Transcribe the listing below from its opening line up to and including the line that contains "const labelAt = [0.996, 2315];"; reproduce nothing else.
================
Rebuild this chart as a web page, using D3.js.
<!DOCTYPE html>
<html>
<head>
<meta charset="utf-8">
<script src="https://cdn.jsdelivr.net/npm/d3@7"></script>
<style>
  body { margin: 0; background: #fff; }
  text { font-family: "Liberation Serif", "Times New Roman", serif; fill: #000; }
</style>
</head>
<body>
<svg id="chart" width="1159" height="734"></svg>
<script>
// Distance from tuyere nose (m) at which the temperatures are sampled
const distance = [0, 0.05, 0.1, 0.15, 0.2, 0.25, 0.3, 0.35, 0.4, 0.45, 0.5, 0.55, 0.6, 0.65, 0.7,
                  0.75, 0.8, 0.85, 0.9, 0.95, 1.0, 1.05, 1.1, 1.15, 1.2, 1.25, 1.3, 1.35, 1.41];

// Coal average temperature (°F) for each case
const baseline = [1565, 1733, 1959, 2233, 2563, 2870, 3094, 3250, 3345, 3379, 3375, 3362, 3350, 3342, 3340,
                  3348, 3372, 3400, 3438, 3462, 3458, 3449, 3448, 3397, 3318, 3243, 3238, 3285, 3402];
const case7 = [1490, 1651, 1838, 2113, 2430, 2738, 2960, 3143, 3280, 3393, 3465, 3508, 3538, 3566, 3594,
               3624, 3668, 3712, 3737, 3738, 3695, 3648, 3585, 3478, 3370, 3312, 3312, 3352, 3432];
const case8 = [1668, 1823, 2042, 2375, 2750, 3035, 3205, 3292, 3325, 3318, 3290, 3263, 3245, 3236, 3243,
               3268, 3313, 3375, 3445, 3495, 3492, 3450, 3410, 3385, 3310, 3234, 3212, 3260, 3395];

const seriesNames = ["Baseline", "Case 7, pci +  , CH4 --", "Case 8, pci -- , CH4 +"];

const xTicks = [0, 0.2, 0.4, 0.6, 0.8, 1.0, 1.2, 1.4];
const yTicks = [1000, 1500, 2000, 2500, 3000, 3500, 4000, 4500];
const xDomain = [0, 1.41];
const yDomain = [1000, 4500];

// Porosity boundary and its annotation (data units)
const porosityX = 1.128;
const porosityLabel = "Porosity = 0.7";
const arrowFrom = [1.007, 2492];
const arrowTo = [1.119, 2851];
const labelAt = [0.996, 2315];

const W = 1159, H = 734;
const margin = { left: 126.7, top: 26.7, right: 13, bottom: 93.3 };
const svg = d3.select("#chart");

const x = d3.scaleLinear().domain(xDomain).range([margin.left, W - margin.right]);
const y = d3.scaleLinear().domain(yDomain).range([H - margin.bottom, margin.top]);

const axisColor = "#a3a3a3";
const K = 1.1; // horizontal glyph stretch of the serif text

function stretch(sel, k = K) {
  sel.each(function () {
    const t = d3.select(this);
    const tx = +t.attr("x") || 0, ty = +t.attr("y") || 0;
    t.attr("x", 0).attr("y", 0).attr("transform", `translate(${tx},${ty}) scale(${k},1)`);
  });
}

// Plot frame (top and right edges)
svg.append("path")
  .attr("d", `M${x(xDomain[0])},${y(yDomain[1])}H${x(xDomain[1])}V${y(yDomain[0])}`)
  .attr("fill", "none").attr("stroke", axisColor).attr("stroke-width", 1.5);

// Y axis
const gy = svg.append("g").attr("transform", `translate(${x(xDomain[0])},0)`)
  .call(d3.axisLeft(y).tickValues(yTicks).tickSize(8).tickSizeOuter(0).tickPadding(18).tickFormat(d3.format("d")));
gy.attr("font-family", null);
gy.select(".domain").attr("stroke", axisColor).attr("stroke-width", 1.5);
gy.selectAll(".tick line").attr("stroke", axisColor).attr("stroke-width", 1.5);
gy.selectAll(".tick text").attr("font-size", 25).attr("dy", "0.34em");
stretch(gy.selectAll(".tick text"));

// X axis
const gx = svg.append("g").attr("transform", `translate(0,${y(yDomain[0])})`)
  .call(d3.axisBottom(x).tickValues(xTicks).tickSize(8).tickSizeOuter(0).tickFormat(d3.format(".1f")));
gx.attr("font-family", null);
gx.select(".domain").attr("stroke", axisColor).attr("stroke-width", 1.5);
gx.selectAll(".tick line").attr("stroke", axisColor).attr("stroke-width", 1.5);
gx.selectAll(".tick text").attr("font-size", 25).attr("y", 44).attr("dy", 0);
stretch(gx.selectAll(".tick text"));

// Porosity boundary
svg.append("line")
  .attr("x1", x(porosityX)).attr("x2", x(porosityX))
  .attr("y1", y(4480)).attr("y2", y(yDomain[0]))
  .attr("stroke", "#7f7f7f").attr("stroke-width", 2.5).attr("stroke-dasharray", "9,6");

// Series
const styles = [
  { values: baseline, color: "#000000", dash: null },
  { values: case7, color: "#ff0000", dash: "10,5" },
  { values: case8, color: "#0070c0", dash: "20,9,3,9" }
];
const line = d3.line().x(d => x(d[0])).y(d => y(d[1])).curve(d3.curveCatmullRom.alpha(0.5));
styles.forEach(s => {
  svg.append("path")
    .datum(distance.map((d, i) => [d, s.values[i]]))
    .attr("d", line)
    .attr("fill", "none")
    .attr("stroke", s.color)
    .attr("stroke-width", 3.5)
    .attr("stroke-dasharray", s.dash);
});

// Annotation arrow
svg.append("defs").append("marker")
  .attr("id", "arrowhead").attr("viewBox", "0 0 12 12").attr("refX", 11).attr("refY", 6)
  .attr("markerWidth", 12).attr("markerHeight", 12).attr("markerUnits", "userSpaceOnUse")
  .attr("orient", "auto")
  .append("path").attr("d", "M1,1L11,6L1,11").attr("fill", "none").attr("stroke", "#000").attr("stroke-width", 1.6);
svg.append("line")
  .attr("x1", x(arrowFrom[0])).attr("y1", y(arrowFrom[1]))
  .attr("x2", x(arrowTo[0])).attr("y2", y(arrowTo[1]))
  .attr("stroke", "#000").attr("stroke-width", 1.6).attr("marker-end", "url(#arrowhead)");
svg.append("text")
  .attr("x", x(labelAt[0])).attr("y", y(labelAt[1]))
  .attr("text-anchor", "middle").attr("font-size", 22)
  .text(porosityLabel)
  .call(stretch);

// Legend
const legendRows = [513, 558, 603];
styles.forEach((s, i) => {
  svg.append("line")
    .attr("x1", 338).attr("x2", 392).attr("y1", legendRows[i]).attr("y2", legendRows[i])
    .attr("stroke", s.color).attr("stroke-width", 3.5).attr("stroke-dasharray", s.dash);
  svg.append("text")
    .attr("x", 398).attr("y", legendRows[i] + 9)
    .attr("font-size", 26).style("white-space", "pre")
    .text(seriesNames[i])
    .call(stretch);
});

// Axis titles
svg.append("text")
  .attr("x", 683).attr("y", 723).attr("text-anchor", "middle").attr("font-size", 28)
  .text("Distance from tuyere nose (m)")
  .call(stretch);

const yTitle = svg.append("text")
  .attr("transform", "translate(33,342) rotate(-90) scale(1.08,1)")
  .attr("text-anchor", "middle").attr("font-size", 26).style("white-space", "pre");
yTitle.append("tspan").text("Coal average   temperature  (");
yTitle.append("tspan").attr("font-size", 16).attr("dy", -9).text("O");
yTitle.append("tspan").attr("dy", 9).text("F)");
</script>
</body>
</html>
================
[SOLVED EXERCISE]
Rebuild this chart as a web page, using D3.js.
<!DOCTYPE html>
<html>
<head>
<meta charset="utf-8">
<script src="https://cdn.jsdelivr.net/npm/d3@7"></script>
<style>
  body { margin: 0; background: #fff; }
  text { font-family: "Liberation Serif", "Times New Roman", serif; fill: #000; }
</style>
</head>
<body>
<svg id="chart" width="1159" height="734"></svg>
<script>
// Distance from tuyere nose (m) at which the temperatures are sampled
const distance = [0, 0.05, 0.1, 0.15, 0.2, 0.25, 0.3, 0.35, 0.4, 0.45, 0.5, 0.55, 0.6, 0.65, 0.7,
                  0.75, 0.8, 0.85, 0.9, 0.95, 1.0, 1.05, 1.1, 1.15, 1.2, 1.25, 1.3, 1.35, 1.41];

// Coal average temperature (°F) for each case
const baseline = [1565, 1733, 1959, 2233, 2563, 2870, 3094, 3250, 3345, 3379, 3375, 3362, 3350, 3342, 3340,
                  3348, 3372, 3400, 3438, 3462, 3458, 3449, 3448, 3397, 3318, 3243, 3238, 3285, 3402];
const case7 = [1490, 1651, 1838, 2113, 2430, 2738, 2960, 3143, 3280, 3393, 3465, 3508, 3538, 3566, 3594,
               3624, 3668, 3712, 3737, 3738, 3695, 3648, 3585, 3478, 3370, 3312, 3312, 3352, 3432];
const case8 = [1668, 1823, 2042, 2375, 2750, 3035, 3205, 3292, 3325, 3318, 3290, 3263, 3245, 3236, 3243,
               3268, 3313, 3375, 3445, 3495, 3492, 3450, 3410, 3385, 3310, 3234, 3212, 3260, 3395];

const seriesNames = ["Baseline", "Case 7, pci +  , CH4 --", "Case 8, pci -- , CH4 +"];

const xTicks = [0, 0.2, 0.4, 0.6, 0.8, 1.0, 1.2, 1.4];
const yTicks = [1000, 1500, 2000, 2500, 3000, 3500, 4000, 4500];
const xDomain = [0, 1.41];
const yDomain = [1000, 4500];

// Porosity boundary and its annotation (data units)
const porosityX = 1.128;
const porosityLabel = "Porosity = 0.7";
const arrowFrom = [1.007, 2492];
const arrowTo = [1.119, 2851];
const labelAt = [0.996, 2315];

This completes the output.